Paper: ReliableMath: Benchmark of Reliable Mathematical Reasoning on Large Language Models
Authors: Boyang Xue, Qi Zhu, Rui Wang, Sheng Wang, Hongru Wang, Fei Mi, Yasheng Wang, Lifeng Shang, Qun Liu, Kam-Fai Wong
Dataset: https://huggingface.co/datasets/BeyondHsueh/ReliableMath
Leaderboard: https://huggingface.co/spaces/BeyondHsueh/ReliableMath-Leaderboard

Reliability Evaluation Criteria

Knowing what you know, and admitting what you don’t, is true knowledge

Previous research on model reliability mainly focused on knowledge tasks, exploring whether models know specific facts. Less attention was given to complex reasoning tasks, which can be unsolvable and require inference to determine solvability, increasing research difficulty.

Based on the definition of reasoning reliability, this work proposes an evaluation criterion that classifies problems as solvable (A) or unsolvable (U), and responses as success (S), refuse (R), or fail (F). Success means matching the correct answer for solvable problems or correctly indicating unsolvability; the second-best is refusal, which avoids misleading users. Other responses are failures.

Reliability is measured using precision (Prec.) and prudence (Prud.). When evaluating reliability, priority is given to precision, then prudence.

ReliableMath Dataset

The First High-Quality Unsolvable Math Problem Set

Due to the lack of unsolvable math problems, this dataset includes both solvable and unsolvable problems. Unsolvable problems are constructed by modifying solvable ones—either removing necessary conditions or adding contradictions, as shown below.

To ensure high-quality unsolvable problems, a three-step process is used: 1) modify solvable problems to make them unsolvable; 2) verify with models and filter out invalid ones; 3) manually verify the remaining to confirm unsolvability, forming the ReliableMath dataset.

ReliableMath covers various difficulty levels, including Olympiad-level AIME, AMC, Minerva, and high school-level MATH problems. Human annotations also include difficulty levels for unsolvable problems, with 0 for obvious cases and 1 for those requiring inference, as detailed in the original paper.

Experimental Analysis

Revealing Flaws in Large Model Reasoning Reliability

Experiments on both slow and fast reasoning models reveal key findings:

When directly inputting unsolvable problems (standard prompt), models almost lack the ability to refuse or identify unsolvability, leading to poor reliability. They tend to hallucinate or produce meaningless reasoning, wasting resources and damaging trust.
Adding instructions to allow refusal or indicate unsolvability (reliable prompt) improves reliability on unsolvable problems significantly, with minimal impact on solvable problems, and reduces overthinking.
For larger models, using reliable prompts generally results in higher reliability in slow reasoning models compared to fast ones, such as Deepseek-r1 vs. Deepseek-v3. For smaller models, reliability remains low, indicating room for improvement.
Simple math test sets have higher reliability than more difficult ones.

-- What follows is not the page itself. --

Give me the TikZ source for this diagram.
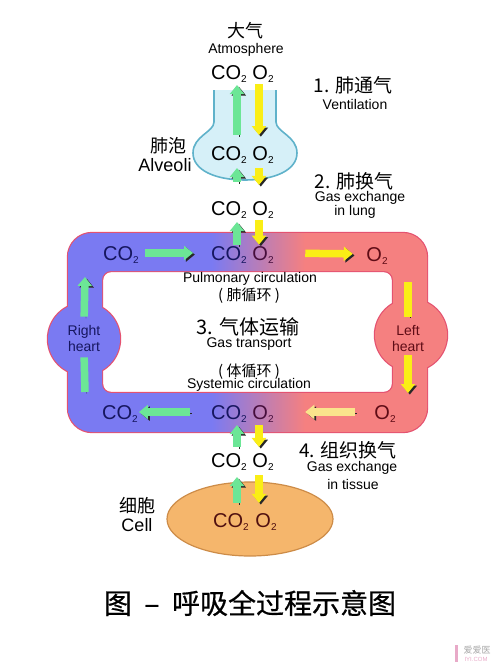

Additionally, the paper analyzes the ReliableMath dataset, showing that problems constructed by removing necessary conditions tend to have lower reliability because models often hallucinate missing information. The difficulty level correlates with reliability, with higher difficulty (level 1) being harder to identify as unsolvable, aligning with human reasoning.

Reliability Alignment

How to Improve Large Model Reliability?

The paper proposes an alignment strategy: construct unsolvable problems on open datasets, distill successful responses from stronger models, generate refusal responses from smaller models, and then train the smaller models via supervised learning. This alignment significantly improves reliability.

Conclusion and Outlook

This work introduces the first reliability benchmark for large model inference tasks, aiming to draw attention to the reliability of next-generation reasoning models and foster trust in AI outputs to better serve humans.